Sunday, January 3, 2010

Web addresses become multilingual





Plans are in motion to create fully "internationalized"Web addresses - those completely in non-Latin scripts like Korean or Arabic, the Internet Corporation for Assigned Names and Numbers, or ICANN, announced Friday.

"We just made the internet much more accessible to millions of people in regions such as Asia, the Middle East and Russia," Rod Beckstrom, ICANN's president and CEO, said in a statement.

ICANN's board of directors voted to approve the decision before an audience of some 200 attendees of the organization's 36th International Public Meeting in Seoul.

"This decision is very significant and meaningful for not only Koreans, but all those who are not English native speakers," Kang Hye Young, director of the Internet Name Policy Team at the Korea Internet & Security Agency, told the German Press Agency dpa.

KISA is the local host of the Seoul meeting. "It shows that now ICANN is considering seriously the voice of non-native English speakers," she added.

An estimated 60 per cent of the world's 1.6 billion Web users are non-English speakers, according to Internet World Stats.

ICANN, the world's "internet regulator," plans to begin work on the new Web addresses on November 16, when it will begin accepting applications for new endings for domain names.

Initially, the process will be limited to a set range of these suffixes, called internationalized domain names, or IDNs, that involve country codes - such as ".kr" in Korea or ".ae" for the United Arab Emirates.
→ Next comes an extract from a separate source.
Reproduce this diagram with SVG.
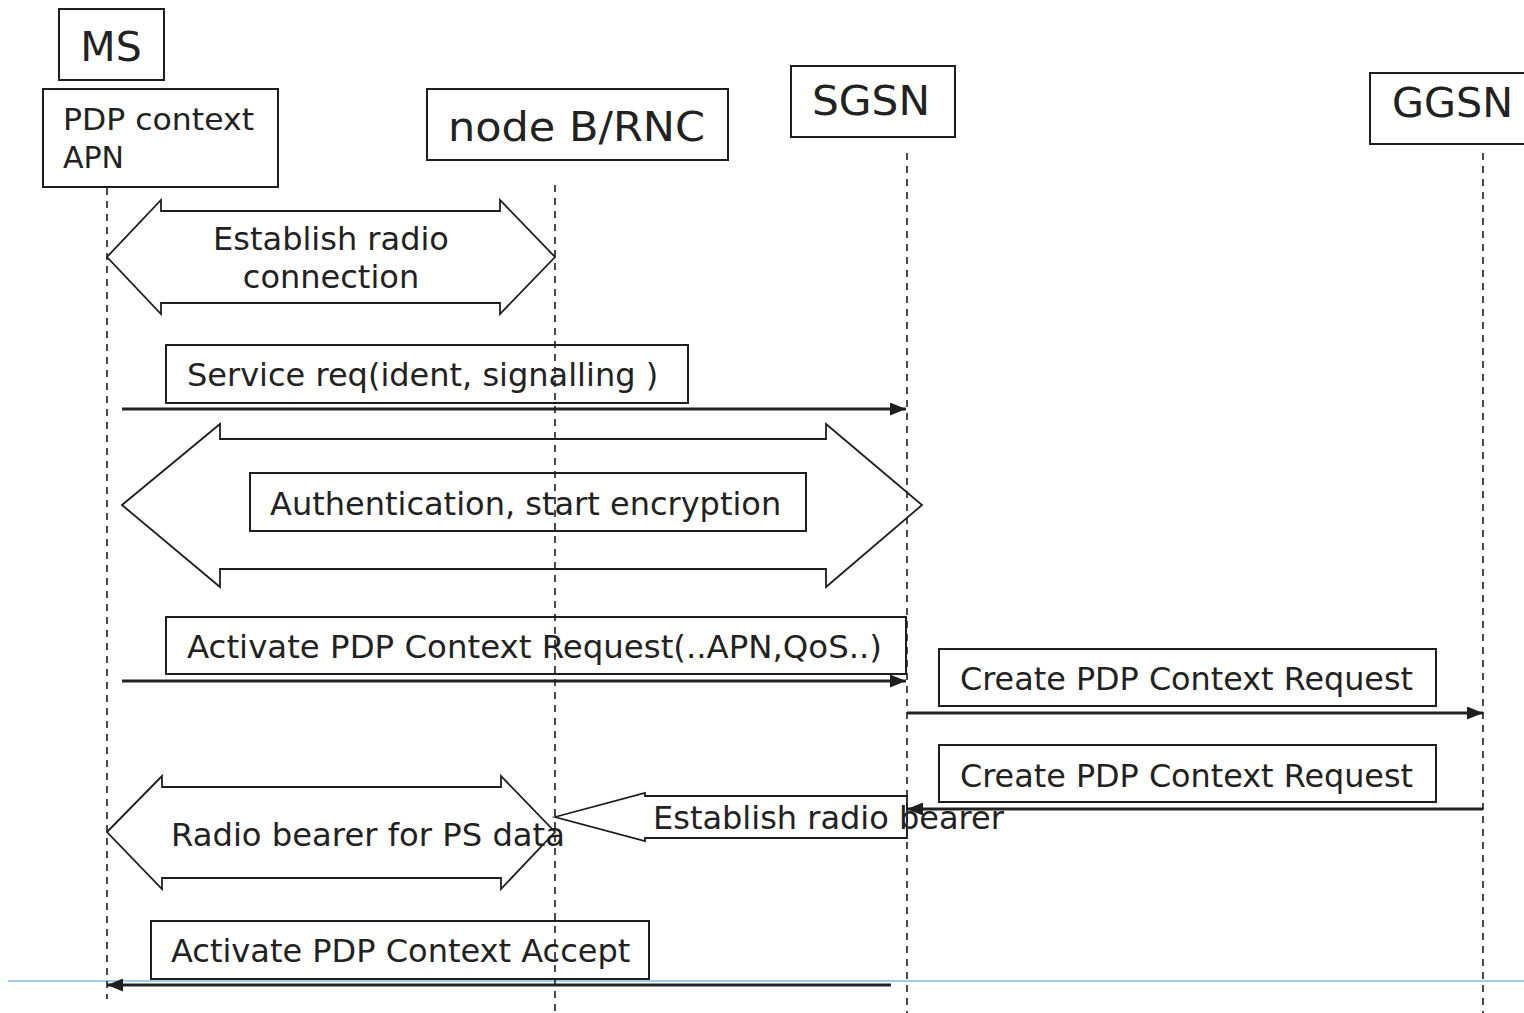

Organizations like KISA, which manages the ".kr" domain, will be eligible to submit new endings to Web addresses in script such as Hangul, the Korean alphabet. Possibilities include "dot-hangul" or "dot-daehanminguk" in Korean script, Kang said, although no official decisions have been made yet. "Daehanminguk" means Republic of Korea.

The use of IDNs will expand over time to include all types of suffixes, such as ".berlin," ICANN chairman Peter Dengate Thrush said at an opening press conference last Monday.

If regulated by local municipal authorities, such Web addresses would be more credible to consumers, he said.

ICANN, a nonprofit, public-benefit corporation formed in 1998, coordinates the globe's Web addresses and names. Based in Marina Del Ray, California, it holds international conferences three times per year in different regions of the world.

The next gathering is slated for March 7-12, 2010, in Nairobi, Kenya.